(WHAT YOU HAVE TO DO) Restate the data word for word and leave the images out.

....

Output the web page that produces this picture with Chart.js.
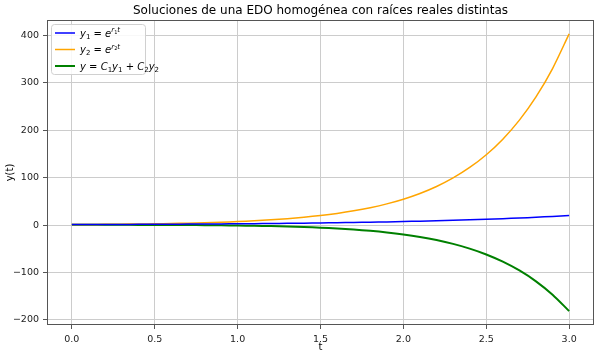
<!DOCTYPE html>
<html>
<head>
<meta charset="utf-8">
<script src="https://cdn.jsdelivr.net/npm/chart.js@4"></script>
<style>
  body { margin: 0; background: #fff; }
  #wrap { width: 600px; height: 357px; }
</style>
</head>
<body>
<div id="wrap"><canvas id="lineChart"></canvas></div>
<script>
// t values (0 .. 3, step 0.1) and the three curves
const tVals = [0.0,0.1,0.2,0.3,0.4,0.5,0.6,0.7,0.8,0.9,1.0,1.1,1.2,1.3,1.4,1.5,1.6,1.7,1.8,1.9,2.0,2.1,2.2,2.3,2.4,2.5,2.6,2.7,2.8,2.9,3.0];
const y1Vals = [1.00,1.11,1.22,1.35,1.49,1.65,1.82,2.01,2.23,2.46,2.72,3.00,3.32,3.67,4.06,4.48,4.95,5.47,6.05,6.69,7.39,8.17,9.03,9.97,11.02,12.18,13.46,14.88,16.44,18.17,20.09];
const y2Vals = [1.00,1.22,1.49,1.82,2.23,2.72,3.32,4.06,4.95,6.05,7.39,9.03,11.02,13.46,16.44,20.09,24.53,29.96,36.60,44.70,54.60,66.69,81.45,99.48,121.51,148.41,181.27,221.41,270.43,330.30,403.43];
const yVals = [0.50,0.49,0.48,0.44,0.38,0.29,0.16,-0.01,-0.25,-0.57,-0.98,-1.51,-2.19,-3.06,-4.17,-5.56,-7.31,-9.51,-12.25,-15.66,-19.91,-25.18,-31.70,-39.77,-49.73,-62.02,-77.17,-95.82,-118.77,-146.98,-181.63];

const xTicks = [0.0,0.5,1.0,1.5,2.0,2.5,3.0];
const yTicks = [-200,-100,0,100,200,300,400];

const titleText = 'Soluciones de una EDO homogénea con raíces reales distintas';
const xLabel = 't';
const yLabel = 'y(t)';

// legend labels as mathtext-like pieces: [text, style]
const legendItems = [
  { color: '#0000ff', parts: [['y','i'],['1','sub'],[' = ','n'],['e','i'],['r','supi'],['1','supsub'],['t','supi']] },
  { color: '#ffa500', parts: [['y','i'],['2','sub'],[' = ','n'],['e','i'],['r','supi'],['2','supsub'],['t','supi']] },
  { color: '#008000', parts: [['y','i'],[' = ','n'],['C','i'],['1','sub'],['y','i'],['1','sub'],[' + ','n'],['C','i'],['2','sub'],['y','i'],['2','sub']] }
];

const FONT = 'DejaVu Sans';
const SPINE = '#555';

function pts(ys) {
  return tVals.map((t, i) => ({ x: t, y: ys[i] }));
}

const framePlugin = {
  id: 'frame',
  afterDraw(chart) {
    const ctx = chart.ctx;
    const a = chart.chartArea;
    ctx.save();
    // axes box
    ctx.strokeStyle = SPINE;
    ctx.lineWidth = 1;
    ctx.strokeRect(a.left + 0.5, a.top + 0.5, a.right - a.left - 1, a.bottom - a.top - 1);

    // title + axis labels
    ctx.fillStyle = '#000';
    ctx.textAlign = 'center';
    ctx.textBaseline = 'middle';
    ctx.font = '12px ' + FONT;
    ctx.fillText(titleText, (a.left + a.right) / 2, 11);
    ctx.font = '10px ' + FONT;
    ctx.fillText(xLabel, (a.left + a.right) / 2, 347);
    ctx.save();
    ctx.translate(10, (a.top + a.bottom) / 2);
    ctx.rotate(-Math.PI / 2);
    ctx.fillText(yLabel, 0, 0);
    ctx.restore();

    // legend box
    const bx = 51, by = 24, bw = 94, bh = 50;
    ctx.fillStyle = 'rgba(255,255,255,0.85)';
    ctx.strokeStyle = '#d0d0d0';
    ctx.beginPath();
    ctx.roundRect(bx + 0.5, by + 0.5, bw, bh, 3);
    ctx.fill();
    ctx.stroke();

    legendItems.forEach((item, i) => {
      const ly = by + 9 + i * 16.5;
      ctx.strokeStyle = item.color;
      ctx.lineWidth = i === 2 ? 2 : 1.5;
      ctx.beginPath();
      ctx.moveTo(55, ly);
      ctx.lineTo(75, ly);
      ctx.stroke();
      let x = 80;
      ctx.fillStyle = '#000';
      ctx.textAlign = 'left';
      ctx.textBaseline = 'alphabetic';
      const base = ly + 3.5;
      item.parts.forEach(([txt, st]) => {
        let f = '10px ' + FONT, dy = 0;
        if (st === 'i') f = 'italic 10px ' + FONT;
        if (st === 'sub') { f = '7px ' + FONT; dy = 2; }
        if (st === 'supi') { f = 'italic 7px ' + FONT; dy = -4.5; }
        if (st === 'supsub') { f = '5px ' + FONT; dy = -3; }
        ctx.font = f;
        ctx.fillText(txt, x, base + dy);
        x += ctx.measureText(txt).width;
      });
    });
    ctx.restore();
  }
};

const lineChart = new Chart(document.getElementById('lineChart'), {
  type: 'line',
  data: {
    datasets: [
      { label: 'y₁ = e^(r₁t)', data: pts(y1Vals), borderColor: '#0000ff', borderWidth: 1.5, pointRadius: 0, tension: 0.3 },
      { label: 'y₂ = e^(r₂t)', data: pts(y2Vals), borderColor: '#ffa500', borderWidth: 1.5, pointRadius: 0, tension: 0.3 },
      { label: 'y = C₁y₁ + C₂y₂', data: pts(yVals), borderColor: '#008000', borderWidth: 2, pointRadius: 0, tension: 0.3 }
    ]
  },
  options: {
    responsive: true,
    maintainAspectRatio: false,
    animation: false,
    layout: { padding: { left: 0, right: 6, top: 20, bottom: 0 } },
    plugins: {
      legend: { display: false },
      title: { display: false },
      tooltip: { enabled: false }
    },
    scales: {
      x: {
        type: 'linear',
        min: -0.15,
        max: 3.15,
        afterFit(scale) { scale.height = 32; },
        afterBuildTicks(scale) { scale.ticks = xTicks.map(v => ({ value: v })); },
        grid: { color: '#cccccc', tickColor: SPINE, tickLength: 4 },
        border: { display: false },
        ticks: { color: '#222', font: { family: FONT, size: 9.5 }, padding: 5, maxRotation: 0,
                 callback: v => v.toFixed(1) }
      },
      y: {
        min: -210.9,
        max: 432.7,
        afterFit(scale) { scale.width = 47; },
        afterBuildTicks(scale) { scale.ticks = yTicks.map(v => ({ value: v })); },
        grid: { color: '#cccccc', tickColor: SPINE, tickLength: 4 },
        border: { display: false },
        ticks: { color: '#222', font: { family: FONT, size: 9.5 }, padding: 4,
                 callback: v => (v < 0 ? '\u2212' + Math.abs(v) : String(v)) }
      }
    }
  },
  plugins: [framePlugin]
});
</script>
</body>
</html>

....

(TASK RESPONSE)
Output the web page that produces this picture with Chart.js.
<!DOCTYPE html>
<html>
<head>
<meta charset="utf-8">
<script src="https://cdn.jsdelivr.net/npm/chart.js@4"></script>
<style>
  body { margin: 0; background: #fff; }
  #wrap { width: 600px; height: 357px; }
</style>
</head>
<body>
<div id="wrap"><canvas id="lineChart"></canvas></div>
<script>
// t values (0 .. 3, step 0.1) and the three curves
const tVals = [0.0,0.1,0.2,0.3,0.4,0.5,0.6,0.7,0.8,0.9,1.0,1.1,1.2,1.3,1.4,1.5,1.6,1.7,1.8,1.9,2.0,2.1,2.2,2.3,2.4,2.5,2.6,2.7,2.8,2.9,3.0];
const y1Vals = [1.00,1.11,1.22,1.35,1.49,1.65,1.82,2.01,2.23,2.46,2.72,3.00,3.32,3.67,4.06,4.48,4.95,5.47,6.05,6.69,7.39,8.17,9.03,9.97,11.02,12.18,13.46,14.88,16.44,18.17,20.09];
const y2Vals = [1.00,1.22,1.49,1.82,2.23,2.72,3.32,4.06,4.95,6.05,7.39,9.03,11.02,13.46,16.44,20.09,24.53,29.96,36.60,44.70,54.60,66.69,81.45,99.48,121.51,148.41,181.27,221.41,270.43,330.30,403.43];
const yVals = [0.50,0.49,0.48,0.44,0.38,0.29,0.16,-0.01,-0.25,-0.57,-0.98,-1.51,-2.19,-3.06,-4.17,-5.56,-7.31,-9.51,-12.25,-15.66,-19.91,-25.18,-31.70,-39.77,-49.73,-62.02,-77.17,-95.82,-118.77,-146.98,-181.63];

const xTicks = [0.0,0.5,1.0,1.5,2.0,2.5,3.0];
const yTicks = [-200,-100,0,100,200,300,400];

const titleText = 'Soluciones de una EDO homogénea con raíces reales distintas';
const xLabel = 't';
const yLabel = 'y(t)';

// legend labels as mathtext-like pieces: [text, style]
const legendItems = [
  { color: '#0000ff', parts: [['y','i'],['1','sub'],[' = ','n'],['e','i'],['r','supi'],['1','supsub'],['t','supi']] },
  { color: '#ffa500', parts: [['y','i'],['2','sub'],[' = ','n'],['e','i'],['r','supi'],['2','supsub'],['t','supi']] },
  { color: '#008000', parts: [['y','i'],[' = ','n'],['C','i'],['1','sub'],['y','i'],['1','sub'],[' + ','n'],['C','i'],['2','sub'],['y','i'],['2','sub']] }
];

const FONT = 'DejaVu Sans';
const SPINE = '#555';

function pts(ys) {
  return tVals.map((t, i) => ({ x: t, y: ys[i] }));
}

const framePlugin = {
  id: 'frame',
  afterDraw(chart) {
    const ctx = chart.ctx;
    const a = chart.chartArea;
    ctx.save();
    // axes box
    ctx.strokeStyle = SPINE;
    ctx.lineWidth = 1;
    ctx.strokeRect(a.left + 0.5, a.top + 0.5, a.right - a.left - 1, a.bottom - a.top - 1);

    // title + axis labels
    ctx.fillStyle = '#000';
    ctx.textAlign = 'center';
    ctx.textBaseline = 'middle';
    ctx.font = '12px ' + FONT;
    ctx.fillText(titleText, (a.left + a.right) / 2, 11);
    ctx.font = '10px ' + FONT;
    ctx.fillText(xLabel, (a.left + a.right) / 2, 347);
    ctx.save();
    ctx.translate(10, (a.top + a.bottom) / 2);
    ctx.rotate(-Math.PI / 2);
    ctx.fillText(yLabel, 0, 0);
    ctx.restore();

    // legend box
    const bx = 51, by = 24, bw = 94, bh = 50;
    ctx.fillStyle = 'rgba(255,255,255,0.85)';
    ctx.strokeStyle = '#d0d0d0';
    ctx.beginPath();
    ctx.roundRect(bx + 0.5, by + 0.5, bw, bh, 3);
    ctx.fill();
    ctx.stroke();

    legendItems.forEach((item, i) => {
      const ly = by + 9 + i * 16.5;
      ctx.strokeStyle = item.color;
      ctx.lineWidth = i === 2 ? 2 : 1.5;
      ctx.beginPath();
      ctx.moveTo(55, ly);
      ctx.lineTo(75, ly);
      ctx.stroke();
      let x = 80;
      ctx.fillStyle = '#000';
      ctx.textAlign = 'left';
      ctx.textBaseline = 'alphabetic';
      const base = ly + 3.5;
      item.parts.forEach(([txt, st]) => {
        let f = '10px ' + FONT, dy = 0;
        if (st === 'i') f = 'italic 10px ' + FONT;
        if (st === 'sub') { f = '7px ' + FONT; dy = 2; }
        if (st === 'supi') { f = 'italic 7px ' + FONT; dy = -4.5; }
        if (st === 'supsub') { f = '5px ' + FONT; dy = -3; }
        ctx.font = f;
        ctx.fillText(txt, x, base + dy);
        x += ctx.measureText(txt).width;
      });
    });
    ctx.restore();
  }
};

const lineChart = new Chart(document.getElementById('lineChart'), {
  type: 'line',
  data: {
    datasets: [
      { label: 'y₁ = e^(r₁t)', data: pts(y1Vals), borderColor: '#0000ff', borderWidth: 1.5, pointRadius: 0, tension: 0.3 },
      { label: 'y₂ = e^(r₂t)', data: pts(y2Vals), borderColor: '#ffa500', borderWidth: 1.5, pointRadius: 0, tension: 0.3 },
      { label: 'y = C₁y₁ + C₂y₂', data: pts(yVals), borderColor: '#008000', borderWidth: 2, pointRadius: 0, tension: 0.3 }
    ]
  },
  options: {
    responsive: true,
    maintainAspectRatio: false,
    animation: false,
    layout: { padding: { left: 0, right: 6, top: 20, bottom: 0 } },
    plugins: {
      legend: { display: false },
      title: { display: false },
      tooltip: { enabled: false }
    },
    scales: {
      x: {
        type: 'linear',
        min: -0.15,
        max: 3.15,
        afterFit(scale) { scale.height = 32; },
        afterBuildTicks(scale) { scale.ticks = xTicks.map(v => ({ value: v })); },
        grid: { color: '#cccccc', tickColor: SPINE, tickLength: 4 },
        border: { display: false },
        ticks: { color: '#222', font: { family: FONT, size: 9.5 }, padding: 5, maxRotation: 0,
                 callback: v => v.toFixed(1) }
      },
      y: {
        min: -210.9,
        max: 432.7,
        afterFit(scale) { scale.width = 47; },
        afterBuildTicks(scale) { scale.ticks = yTicks.map(v => ({ value: v })); },
        grid: { color: '#cccccc', tickColor: SPINE, tickLength: 4 },
        border: { display: false },
        ticks: { color: '#222', font: { family: FONT, size: 9.5 }, padding: 4,
                 callback: v => (v < 0 ? '\u2212' + Math.abs(v) : String(v)) }
      }
    }
  },
  plugins: [framePlugin]
});
</script>
</body>
</html>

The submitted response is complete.